If my neighbor next door has 14 children while I have decided to have only 2, and he can't feed them because he has the same job at the same pay as I do, am I morally or ethically responsible for feeding his children?
I don't think so either, but we have a substantial number of lawmakers who have a vested interest in, and regularly buy re-election by making you responsible for those children, from the standpoint of taxation and the welfare state.
The higher the technology, the sharper that two-edged sword.
He could also set it up to fail, and many others could to, joining an invisible group of people working together so that anything off shore fails, and then companies will stop trying to send it over there......had to be said....just sorry it had to be me.
I never get why IT and related companies think that off-shoring technical jobs to other countries is a really good idea. Sure maybe something like programming or the like if all your team is going to be overseas. However stuff like phone support and help desk functions, where the PRIMARY purpose of the job is speaking on the phone to customers, then you might want to take language into account when selecting where to offshore.

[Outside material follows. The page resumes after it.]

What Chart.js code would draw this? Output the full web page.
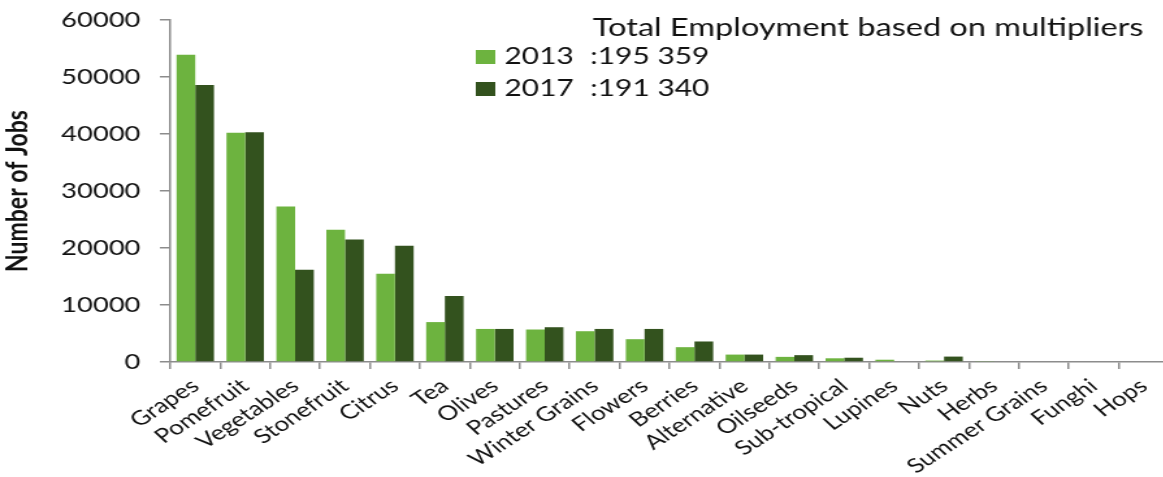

If your primarily selling computers or IT services to English speaking people, then for god sakes don't outsource to India, China, or whatever country it is where English is not the 1st language!
I don't know why it seems I am the only one that thinks sending jobs whose primary function is to talk English on a phone to countries where English is not the primary language spoken is retarded. I don't care how much of a cost savings it is. Sure if your primary business is selling IT services to India, then ya go ahead, that would make sense. I know as a customer I am sick of it and won't deal with it any longer. Quit wasting my time and hire more qualified people.
Good to know you're the kind of person who'd leave children starve to punish their parents.
(let me guess, despite having straightforwardly stated as such in the above you're now going to shout and scream about how you think you're a nice person yourself really so it's totally unfair to classify you accuratly)
And just to be clear, it's not someone with the same job at the same pay as you do.
It's someone living in a semi-third world country with little medical care, poor access to birth control, no social security (so if at least one of your children doesn't make it to adulthood then once you're too old to work you starve) and crappy infrastructure.
I don't think you even understand why families in the third world have lots of children.
it isn't some selfish mormon "I want to breed as much as possible" thing. if you don't have grown up kids to take care of you in your old age you die a begger.
If they could be certain their children would live to adulthood and had easy access to birth control then they'd have less.
It's not like the first world with at least a certain amount of social housing and medical care.
You need to have kids when you get too old to work.
Well, congratulations, then. You have just encountered your first exception.
So what reasonable argument are you advancing?
all you provided was a vague question that has nothing to do with the topic.
So far I see no exception at all.
No, I actually had a point: if outsourcing is so great, why is our unemployment rate so high? I do not believe that claiming outsourcing has nothing to do with it would be valid.
It's like a feudal lord complaining that "if treating the peasents like humans is so good why are my estates smaller than they used to be"
Not everything that's good for the most people overall long term is always going to benefit you personally right now.
Compared to other countries it's not spectacularly high.
Spains unemployment rate is up around 20%.
irelands is up at 14% now.
In Estonia it's 19% now.
Iran: 14%
France is up at 10%
it's a worldwide thing. unemployment is up almost everywhere because of the banking fuckup and it hit american banks hard.
but sure. blame it on outsourcing. blame it on the brown people who are taking the jobs you believe you have a god given right to because god forbid you should have to compete with brown people.
The more ethical thing would be to find any wrongdoing to report. Then blow the whistle on it.